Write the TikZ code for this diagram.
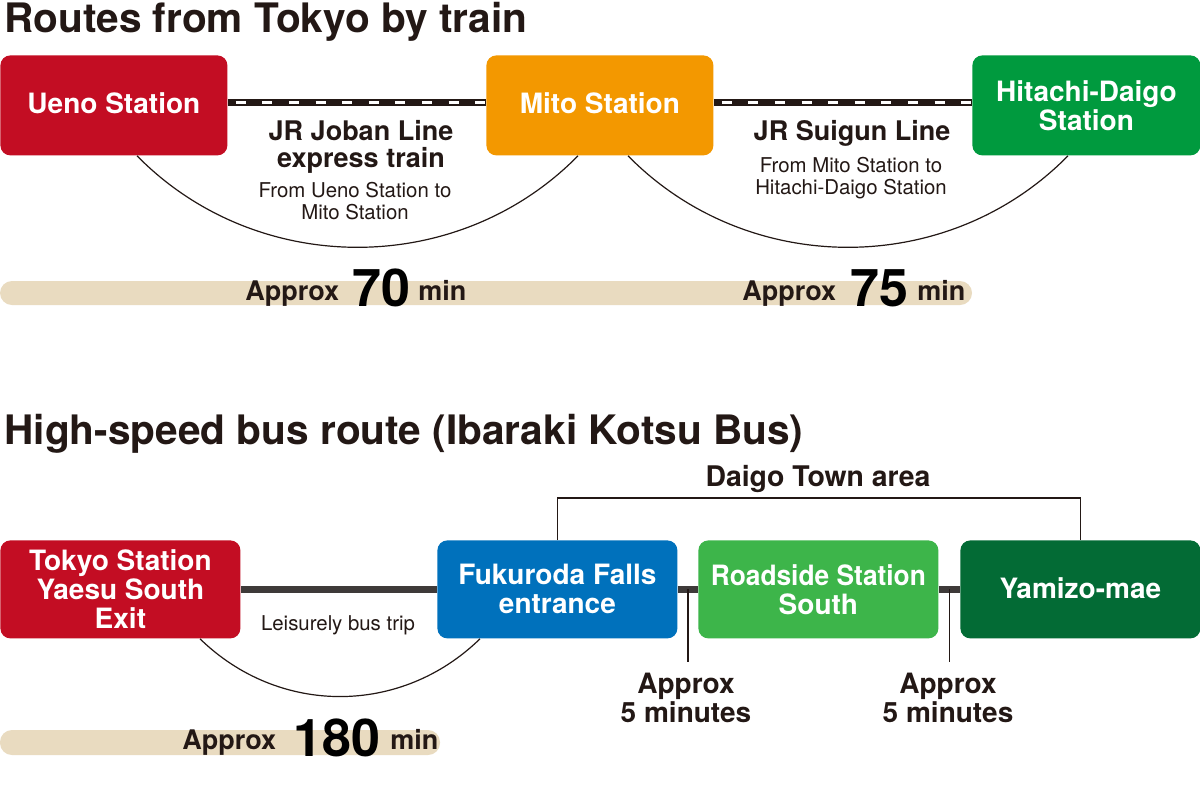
\documentclass[tikz,border=0pt]{standalone}
\usepackage{fontspec}
\setmainfont{TeX Gyre Heros}
\usetikzlibrary{calc}
\definecolor{ink}{HTML}{231815}
\definecolor{cred}{HTML}{C30D23}
\definecolor{corange}{HTML}{F39800}
\definecolor{cgreen}{HTML}{009A3E}
\definecolor{cblue}{HTML}{0071BC}
\definecolor{clight}{HTML}{3DB54A}
\definecolor{cdark}{HTML}{036B35}
\definecolor{cbeige}{HTML}{E9DBC0}
\definecolor{cbus}{HTML}{3E3A39}
\tikzset{
  stationbox/.style={fill=#1, rounded corners=5pt, minimum height=50pt, minimum width=113.5pt,
    text=white, align=center, inner sep=0pt, anchor=north west,
    font=\bfseries\fontsize{14}{14.5}\selectfont},
  busbox/.style={stationbox=#1, minimum width=120pt, minimum height=49pt},
  rail/.style={draw=ink, line width=3.75pt,
    postaction={draw=white, line width=1.5pt, dash pattern=on 5pt off 8.3pt, dash phase=-4pt}},
  busline/.style={draw=cbus, line width=3.5pt},
  arcline/.style={draw=ink, line width=0.6pt},
  titletext/.style={anchor=base west, inner sep=0pt, text=ink, font=\bfseries\fontsize{20.3}{22}\selectfont},
  linelabel/.style={inner sep=0pt, align=center, text=ink, font=\bfseries\fontsize{13.5}{13.2}\selectfont},
  smalltext/.style={inner sep=0pt, align=center, text=ink, font=\fontsize{10.2}{11}\selectfont},
  approxtext/.style={anchor=base west, inner sep=0pt, text=ink, font=\bfseries\fontsize{13.5}{14}\selectfont},
  bignum/.style={anchor=base west, inner sep=0pt, text=black, font=\bfseries\fontsize{26}{28}\selectfont},
  minutestext/.style={inner sep=0pt, align=center, text=ink, font=\bfseries\fontsize{14}{14.5}\selectfont},
  durbar/.style={fill=cbeige, rounded corners=6pt},
  tick/.style={draw=ink, line width=0.6pt}
}
\begin{document}
\begin{tikzpicture}[x=0.5pt,y=-0.5pt]
\useasboundingbox[fill=white] (0,0) rectangle (1200,800);

% ---------- Train routes ----------
\node[titletext] (t1) at (4,32) {Routes from Tokyo by train};

\node[stationbox=cred] (ueno) at (0,55) {\raisebox{2pt}{Ueno Station}};
\node[stationbox=corange] (mito) at (486,55) {\raisebox{2pt}{Mito Station}};
\node[stationbox=cgreen, minimum width=114pt] (hd) at (972,55) {Hitachi-Daigo\\Station};

\draw[rail] ([yshift=1.5pt]ueno.east) -- ([yshift=1.5pt]mito.west);
\draw[rail] ([yshift=1.5pt]mito.east) -- ([yshift=1.5pt]hd.west);

\coordinate (a1s) at ($(ueno.south west)+(137,0)$);
\coordinate (a1e) at ($(mito.south west)+(92,0)$);
\coordinate (a2s) at ($(mito.south west)+(142,0)$);
\coordinate (a2e) at ($(hd.south west)+(96,0)$);
\draw[arcline] (a1s) .. controls +(120,122) and +(-120,122) .. (a1e);
\draw[arcline] (a2s) .. controls +(120,122) and +(-120,122) .. (a2e);

\node[linelabel] (joban) at (361,147) {JR Joban Line\\express train};
\node[smalltext] (jobanft) at (355,201) {From Ueno Station to\\Mito Station};
\node[linelabel] (suigun) at (852,133) {JR Suigun Line};
\node[smalltext] (suigunft) at (851,178) {From Mito Station to\\Hitachi-Daigo Station};

\fill[durbar] (0,281) rectangle (972,305);
\node[approxtext] (ap1) at (245,300) {Approx};
\node[bignum] (n70) at (352,306) {70};
\node[approxtext] (m1) at (418,300) {min};
\node[approxtext] (ap2) at (742,300) {Approx};
\node[bignum] (n75) at (850,306) {75};
\node[approxtext] (m2) at (917,300) {min};

% ---------- Bus route ----------
\node[titletext] (t2) at (4,444) {High-speed bus route (Ibaraki Kotsu Bus)};

\node[busbox=cred] (tokyo) at (0,540) {Tokyo Station\\Yaesu South\\Exit};
\node[busbox=cblue] (fuku) at (437,540) {Fukuroda Falls\\entrance};
\node[busbox=clight] (road) at (698,540) {\scalebox{0.94}[1]{Roadside Station}\\South};
\node[busbox=cdark] (yami) at (960,540) {\raisebox{1.5pt}{Yamizo-mae}};

\draw[busline] (tokyo.east) -- (fuku.west);
\draw[busline] (fuku.east) -- (road.west);
\draw[busline] (road.east) -- (yami.west);

\coordinate (b1s) at ($(tokyo.south west)+(200,0)$);
\coordinate (b1e) at ($(fuku.south west)+(43,0)$);
\draw[arcline] (b1s) .. controls +(79,77) and +(-79,77) .. (b1e);
\node[smalltext] (leis) at (338,625) {Leisurely bus trip};

\draw[arcline] (fuku.north) -- ++(0,-42) -| (yami.north);
\node[linelabel, font=\bfseries\fontsize{14.2}{14}\selectfont] (daigo) at (818,479) {Daigo Town area};

\coordinate (k1) at ($(fuku.east)!0.5!(road.west)$);
\coordinate (k2) at ($(road.east)!0.5!(yami.west)$);
\draw[tick] (k1) -- ++(0,73) coordinate (k1e);
\draw[tick] (k2) -- ++(0,73) coordinate (k2e);
\node[minutestext] (min1) at (686,698) {Approx\\5 minutes};
\node[minutestext] (min2) at (948,698) {Approx\\5 minutes};

\fill[durbar] (0,730) rectangle (440,755);
\node[approxtext] (ap3) at (182,749) {Approx};
\node[bignum] (n180) at (293,756) {180};
\node[approxtext] (m3) at (390,749) {min};
\end{tikzpicture}
\end{document}
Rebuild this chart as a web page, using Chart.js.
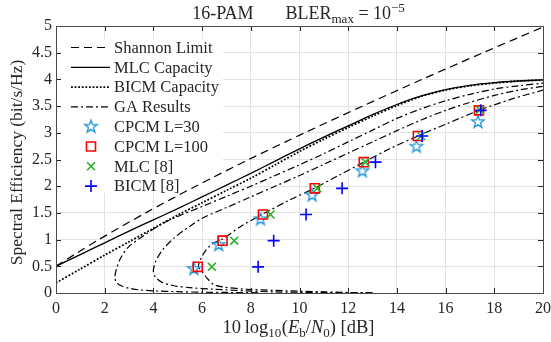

→ **STATED EXERCISE**:
Copy the data exactly. Any picture it contains is to be omitted.

→ **ANSWER IN FULL**:
Write the TikZ code for this diagram.
\documentclass[tikz,border=0pt]{standalone}
\usepackage{fontspec}
\setmainfont{TeX Gyre Heros}
\usetikzlibrary{calc}
\definecolor{ink}{HTML}{231815}
\definecolor{cred}{HTML}{C30D23}
\definecolor{corange}{HTML}{F39800}
\definecolor{cgreen}{HTML}{009A3E}
\definecolor{cblue}{HTML}{0071BC}
\definecolor{clight}{HTML}{3DB54A}
\definecolor{cdark}{HTML}{036B35}
\definecolor{cbeige}{HTML}{E9DBC0}
\definecolor{cbus}{HTML}{3E3A39}
\tikzset{
  stationbox/.style={fill=#1, rounded corners=5pt, minimum height=50pt, minimum width=113.5pt,
    text=white, align=center, inner sep=0pt, anchor=north west,
    font=\bfseries\fontsize{14}{14.5}\selectfont},
  busbox/.style={stationbox=#1, minimum width=120pt, minimum height=49pt},
  rail/.style={draw=ink, line width=3.75pt,
    postaction={draw=white, line width=1.5pt, dash pattern=on 5pt off 8.3pt, dash phase=-4pt}},
  busline/.style={draw=cbus, line width=3.5pt},
  arcline/.style={draw=ink, line width=0.6pt},
  titletext/.style={anchor=base west, inner sep=0pt, text=ink, font=\bfseries\fontsize{20.3}{22}\selectfont},
  linelabel/.style={inner sep=0pt, align=center, text=ink, font=\bfseries\fontsize{13.5}{13.2}\selectfont},
  smalltext/.style={inner sep=0pt, align=center, text=ink, font=\fontsize{10.2}{11}\selectfont},
  approxtext/.style={anchor=base west, inner sep=0pt, text=ink, font=\bfseries\fontsize{13.5}{14}\selectfont},
  bignum/.style={anchor=base west, inner sep=0pt, text=black, font=\bfseries\fontsize{26}{28}\selectfont},
  minutestext/.style={inner sep=0pt, align=center, text=ink, font=\bfseries\fontsize{14}{14.5}\selectfont},
  durbar/.style={fill=cbeige, rounded corners=6pt},
  tick/.style={draw=ink, line width=0.6pt}
}
\begin{document}
\begin{tikzpicture}[x=0.5pt,y=-0.5pt]
\useasboundingbox[fill=white] (0,0) rectangle (1200,800);

% ---------- Train routes ----------
\node[titletext] (t1) at (4,32) {Routes from Tokyo by train};

\node[stationbox=cred] (ueno) at (0,55) {\raisebox{2pt}{Ueno Station}};
\node[stationbox=corange] (mito) at (486,55) {\raisebox{2pt}{Mito Station}};
\node[stationbox=cgreen, minimum width=114pt] (hd) at (972,55) {Hitachi-Daigo\\Station};

\draw[rail] ([yshift=1.5pt]ueno.east) -- ([yshift=1.5pt]mito.west);
\draw[rail] ([yshift=1.5pt]mito.east) -- ([yshift=1.5pt]hd.west);

\coordinate (a1s) at ($(ueno.south west)+(137,0)$);
\coordinate (a1e) at ($(mito.south west)+(92,0)$);
\coordinate (a2s) at ($(mito.south west)+(142,0)$);
\coordinate (a2e) at ($(hd.south west)+(96,0)$);
\draw[arcline] (a1s) .. controls +(120,122) and +(-120,122) .. (a1e);
\draw[arcline] (a2s) .. controls +(120,122) and +(-120,122) .. (a2e);

\node[linelabel] (joban) at (361,147) {JR Joban Line\\express train};
\node[smalltext] (jobanft) at (355,201) {From Ueno Station to\\Mito Station};
\node[linelabel] (suigun) at (852,133) {JR Suigun Line};
\node[smalltext] (suigunft) at (851,178) {From Mito Station to\\Hitachi-Daigo Station};

\fill[durbar] (0,281) rectangle (972,305);
\node[approxtext] (ap1) at (245,300) {Approx};
\node[bignum] (n70) at (352,306) {70};
\node[approxtext] (m1) at (418,300) {min};
\node[approxtext] (ap2) at (742,300) {Approx};
\node[bignum] (n75) at (850,306) {75};
\node[approxtext] (m2) at (917,300) {min};

% ---------- Bus route ----------
\node[titletext] (t2) at (4,444) {High-speed bus route (Ibaraki Kotsu Bus)};

\node[busbox=cred] (tokyo) at (0,540) {Tokyo Station\\Yaesu South\\Exit};
\node[busbox=cblue] (fuku) at (437,540) {Fukuroda Falls\\entrance};
\node[busbox=clight] (road) at (698,540) {\scalebox{0.94}[1]{Roadside Station}\\South};
\node[busbox=cdark] (yami) at (960,540) {\raisebox{1.5pt}{Yamizo-mae}};

\draw[busline] (tokyo.east) -- (fuku.west);
\draw[busline] (fuku.east) -- (road.west);
\draw[busline] (road.east) -- (yami.west);

\coordinate (b1s) at ($(tokyo.south west)+(200,0)$);
\coordinate (b1e) at ($(fuku.south west)+(43,0)$);
\draw[arcline] (b1s) .. controls +(79,77) and +(-79,77) .. (b1e);
\node[smalltext] (leis) at (338,625) {Leisurely bus trip};

\draw[arcline] (fuku.north) -- ++(0,-42) -| (yami.north);
\node[linelabel, font=\bfseries\fontsize{14.2}{14}\selectfont] (daigo) at (818,479) {Daigo Town area};

\coordinate (k1) at ($(fuku.east)!0.5!(road.west)$);
\coordinate (k2) at ($(road.east)!0.5!(yami.west)$);
\draw[tick] (k1) -- ++(0,73) coordinate (k1e);
\draw[tick] (k2) -- ++(0,73) coordinate (k2e);
\node[minutestext] (min1) at (686,698) {Approx\\5 minutes};
\node[minutestext] (min2) at (948,698) {Approx\\5 minutes};

\fill[durbar] (0,730) rectangle (440,755);
\node[approxtext] (ap3) at (182,749) {Approx};
\node[bignum] (n180) at (293,756) {180};
\node[approxtext] (m3) at (390,749) {min};
\end{tikzpicture}
\end{document}
Rebuild this chart as a web page, using Chart.js.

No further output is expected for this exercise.